LISTED RECORDS
--- START ---

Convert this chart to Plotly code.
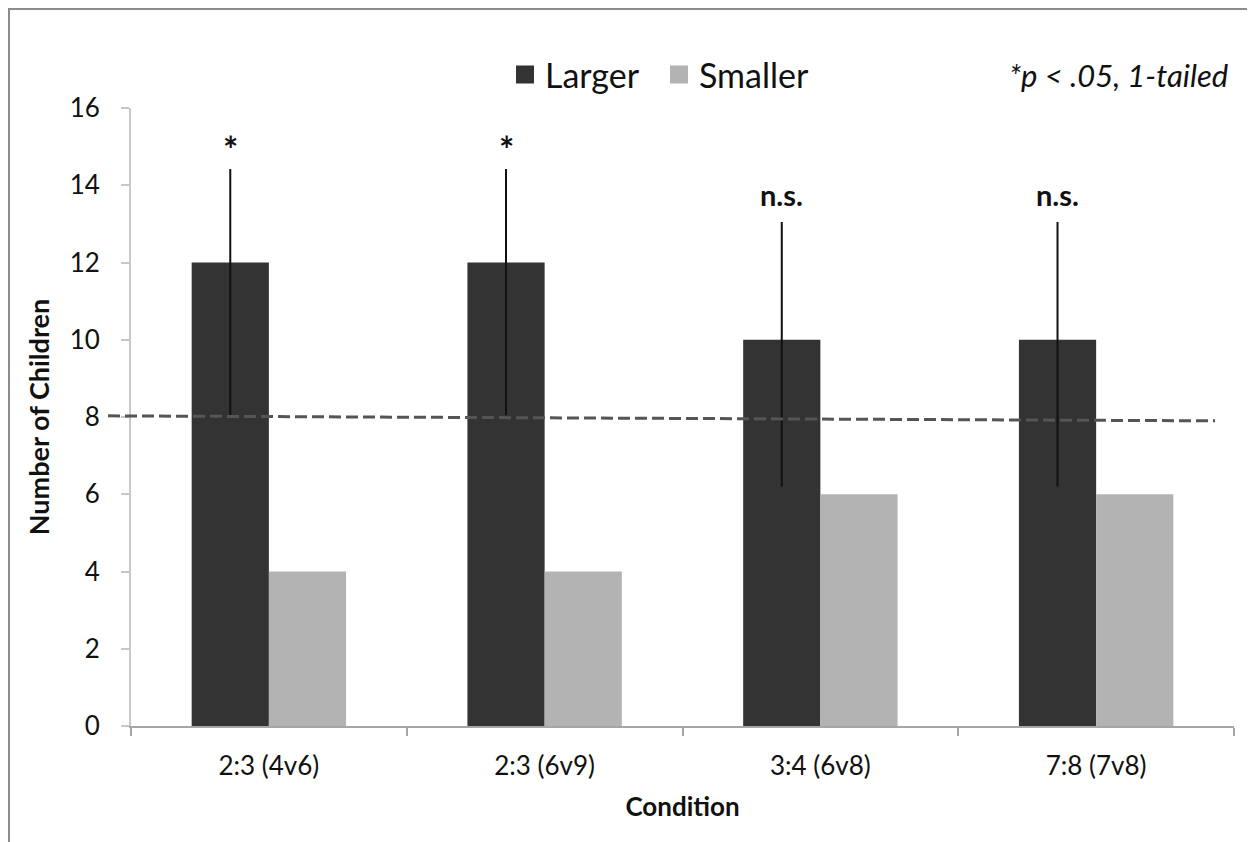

--- END ---
--- START ---

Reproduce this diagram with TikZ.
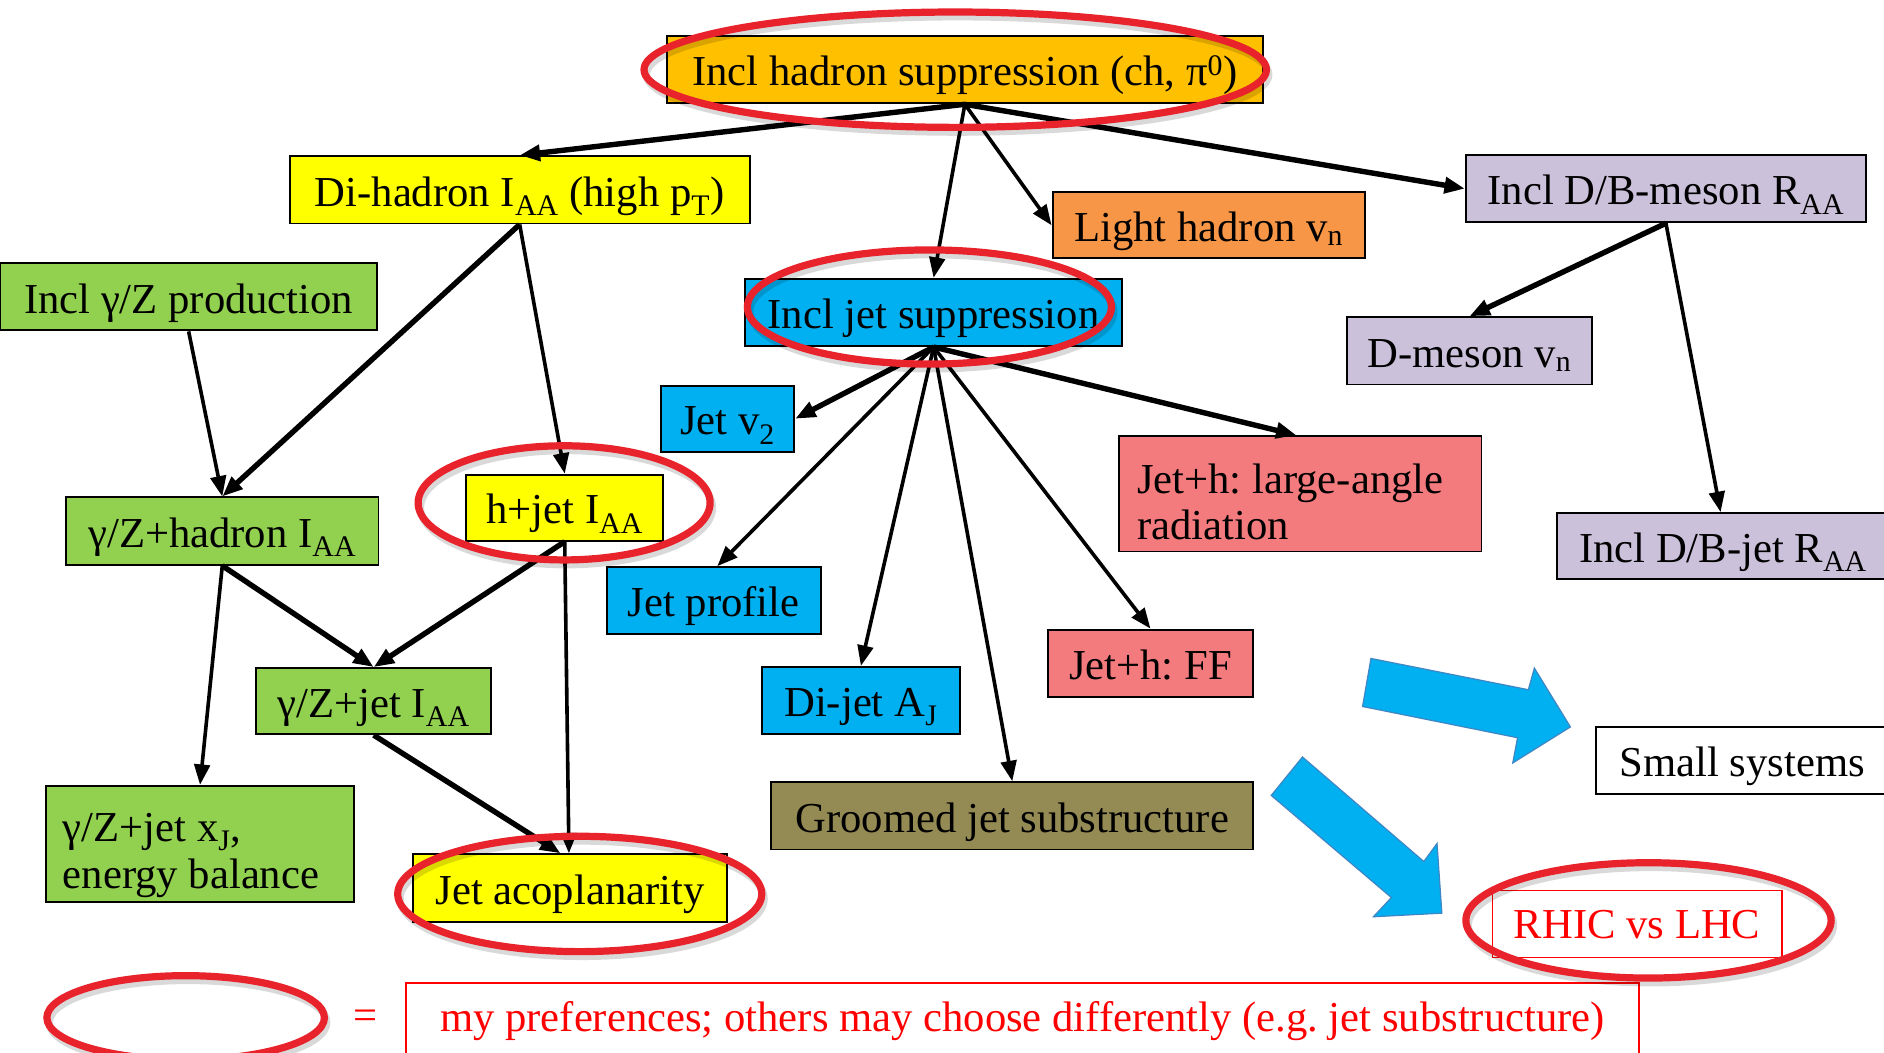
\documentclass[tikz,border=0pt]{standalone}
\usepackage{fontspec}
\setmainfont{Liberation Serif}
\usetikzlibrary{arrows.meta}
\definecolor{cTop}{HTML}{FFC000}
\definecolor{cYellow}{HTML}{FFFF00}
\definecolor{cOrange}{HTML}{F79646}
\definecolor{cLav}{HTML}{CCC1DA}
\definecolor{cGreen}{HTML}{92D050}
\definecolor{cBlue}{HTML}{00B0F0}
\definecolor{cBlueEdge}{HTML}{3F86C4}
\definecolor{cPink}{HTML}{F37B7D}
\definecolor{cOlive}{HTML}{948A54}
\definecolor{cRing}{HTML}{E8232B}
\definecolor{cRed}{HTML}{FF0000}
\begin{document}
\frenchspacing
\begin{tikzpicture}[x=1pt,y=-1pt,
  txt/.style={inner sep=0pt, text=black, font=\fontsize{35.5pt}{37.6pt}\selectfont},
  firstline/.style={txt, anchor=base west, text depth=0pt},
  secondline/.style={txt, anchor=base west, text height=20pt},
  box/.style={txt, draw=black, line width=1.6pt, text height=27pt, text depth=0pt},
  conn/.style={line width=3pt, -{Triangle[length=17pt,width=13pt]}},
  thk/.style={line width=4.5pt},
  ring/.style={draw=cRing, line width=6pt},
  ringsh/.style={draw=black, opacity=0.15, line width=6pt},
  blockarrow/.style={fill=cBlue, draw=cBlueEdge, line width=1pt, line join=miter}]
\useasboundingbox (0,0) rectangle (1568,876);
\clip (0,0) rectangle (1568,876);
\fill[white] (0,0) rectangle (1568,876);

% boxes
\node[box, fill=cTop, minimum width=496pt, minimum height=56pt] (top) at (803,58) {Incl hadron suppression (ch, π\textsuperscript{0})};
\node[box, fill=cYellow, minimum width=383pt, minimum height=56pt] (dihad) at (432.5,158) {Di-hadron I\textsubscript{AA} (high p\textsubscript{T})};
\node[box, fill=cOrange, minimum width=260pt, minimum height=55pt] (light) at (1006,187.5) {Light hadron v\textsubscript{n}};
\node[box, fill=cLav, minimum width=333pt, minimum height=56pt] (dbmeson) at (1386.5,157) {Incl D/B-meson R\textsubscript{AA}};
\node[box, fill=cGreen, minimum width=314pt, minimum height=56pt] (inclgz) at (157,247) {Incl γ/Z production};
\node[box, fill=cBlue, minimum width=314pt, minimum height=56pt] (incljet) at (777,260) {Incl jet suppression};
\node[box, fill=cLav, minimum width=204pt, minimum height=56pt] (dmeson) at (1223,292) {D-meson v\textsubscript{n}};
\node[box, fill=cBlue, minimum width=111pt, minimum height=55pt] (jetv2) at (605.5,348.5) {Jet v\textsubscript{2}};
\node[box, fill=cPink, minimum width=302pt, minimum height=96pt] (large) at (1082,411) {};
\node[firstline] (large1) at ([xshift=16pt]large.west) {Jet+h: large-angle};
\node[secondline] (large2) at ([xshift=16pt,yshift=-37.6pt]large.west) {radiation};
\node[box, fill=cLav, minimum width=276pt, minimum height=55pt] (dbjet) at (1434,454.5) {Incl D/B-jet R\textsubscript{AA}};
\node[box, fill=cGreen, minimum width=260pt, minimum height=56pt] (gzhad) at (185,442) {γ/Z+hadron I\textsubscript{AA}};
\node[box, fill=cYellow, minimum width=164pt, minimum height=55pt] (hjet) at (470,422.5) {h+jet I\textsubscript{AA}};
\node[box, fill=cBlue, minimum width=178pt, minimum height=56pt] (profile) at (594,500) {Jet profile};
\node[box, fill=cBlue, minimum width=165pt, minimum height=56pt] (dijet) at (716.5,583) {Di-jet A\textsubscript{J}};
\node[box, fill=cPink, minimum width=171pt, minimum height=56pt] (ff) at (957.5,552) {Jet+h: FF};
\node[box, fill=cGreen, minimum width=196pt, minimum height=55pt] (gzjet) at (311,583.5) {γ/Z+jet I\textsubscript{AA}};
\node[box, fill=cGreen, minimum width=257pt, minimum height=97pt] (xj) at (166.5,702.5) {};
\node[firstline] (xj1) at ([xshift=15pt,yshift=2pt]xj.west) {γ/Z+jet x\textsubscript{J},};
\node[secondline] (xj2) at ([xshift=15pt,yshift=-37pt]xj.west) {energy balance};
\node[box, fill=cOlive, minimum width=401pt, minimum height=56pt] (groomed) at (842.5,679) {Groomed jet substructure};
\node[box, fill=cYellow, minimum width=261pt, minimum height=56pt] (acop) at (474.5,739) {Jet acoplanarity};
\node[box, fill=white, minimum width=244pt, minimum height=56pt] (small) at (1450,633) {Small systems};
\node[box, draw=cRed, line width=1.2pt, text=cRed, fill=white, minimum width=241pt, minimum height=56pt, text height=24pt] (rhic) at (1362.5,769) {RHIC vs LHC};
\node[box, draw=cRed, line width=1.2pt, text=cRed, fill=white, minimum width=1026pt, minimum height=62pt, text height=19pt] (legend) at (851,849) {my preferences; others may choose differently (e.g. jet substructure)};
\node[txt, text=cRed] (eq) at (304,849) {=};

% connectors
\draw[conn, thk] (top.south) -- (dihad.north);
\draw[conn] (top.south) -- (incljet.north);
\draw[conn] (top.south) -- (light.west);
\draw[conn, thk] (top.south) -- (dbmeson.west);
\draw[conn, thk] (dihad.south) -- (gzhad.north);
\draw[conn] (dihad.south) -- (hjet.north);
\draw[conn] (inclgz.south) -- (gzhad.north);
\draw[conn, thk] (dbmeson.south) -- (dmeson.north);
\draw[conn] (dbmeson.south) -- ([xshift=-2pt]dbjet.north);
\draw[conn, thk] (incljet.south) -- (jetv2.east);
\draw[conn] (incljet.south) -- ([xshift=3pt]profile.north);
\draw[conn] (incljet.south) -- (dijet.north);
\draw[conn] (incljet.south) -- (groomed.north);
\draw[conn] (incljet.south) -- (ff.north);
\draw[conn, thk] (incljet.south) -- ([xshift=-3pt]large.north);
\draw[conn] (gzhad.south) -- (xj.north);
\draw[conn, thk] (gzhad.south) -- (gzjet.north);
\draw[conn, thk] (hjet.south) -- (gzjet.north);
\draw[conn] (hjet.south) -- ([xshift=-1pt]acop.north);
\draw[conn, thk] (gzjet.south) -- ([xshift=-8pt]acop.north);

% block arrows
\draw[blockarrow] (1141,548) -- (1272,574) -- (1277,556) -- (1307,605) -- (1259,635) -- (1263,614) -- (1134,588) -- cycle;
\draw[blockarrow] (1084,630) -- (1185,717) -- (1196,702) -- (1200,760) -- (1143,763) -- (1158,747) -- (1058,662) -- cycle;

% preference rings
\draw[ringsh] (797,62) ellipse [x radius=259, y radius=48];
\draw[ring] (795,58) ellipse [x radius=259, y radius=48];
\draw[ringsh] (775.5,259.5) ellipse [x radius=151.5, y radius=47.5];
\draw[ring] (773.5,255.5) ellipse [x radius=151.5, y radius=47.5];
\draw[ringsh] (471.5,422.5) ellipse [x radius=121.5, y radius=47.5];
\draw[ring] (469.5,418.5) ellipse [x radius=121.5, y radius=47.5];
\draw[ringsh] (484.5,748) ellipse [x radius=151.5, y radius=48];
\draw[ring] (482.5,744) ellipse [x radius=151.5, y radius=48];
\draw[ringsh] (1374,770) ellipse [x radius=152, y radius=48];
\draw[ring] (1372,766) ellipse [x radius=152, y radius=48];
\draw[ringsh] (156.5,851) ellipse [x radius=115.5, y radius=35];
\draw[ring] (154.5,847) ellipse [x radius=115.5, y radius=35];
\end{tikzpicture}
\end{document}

--- END ---
--- START ---

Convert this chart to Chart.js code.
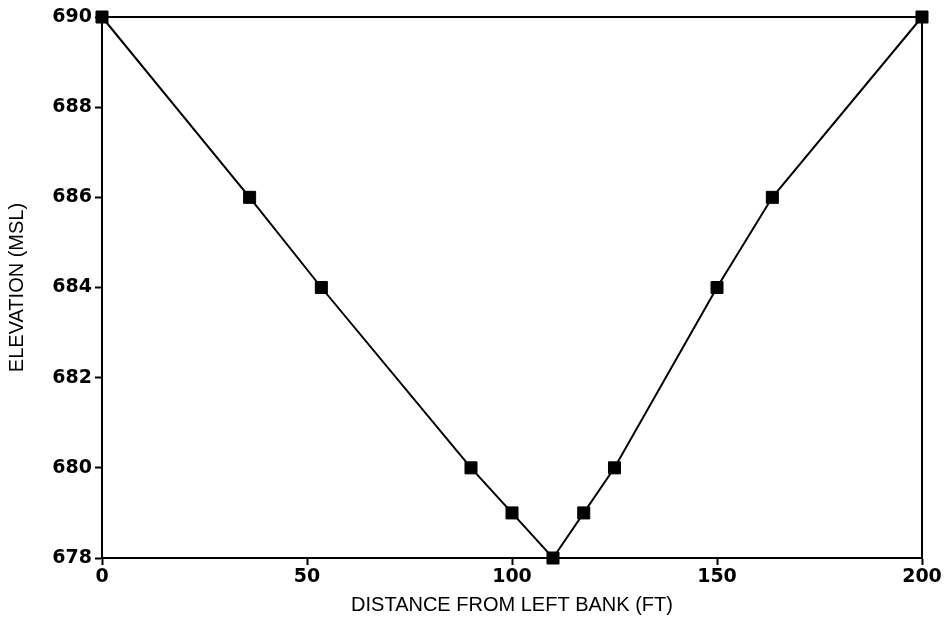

--- END ---

EXERCISE
Gather every line containing the word "this" and copy it.

REPLY TO THE EXERCISE
Convert this chart to Plotly code.
Reproduce this diagram with TikZ.
Convert this chart to Chart.js code.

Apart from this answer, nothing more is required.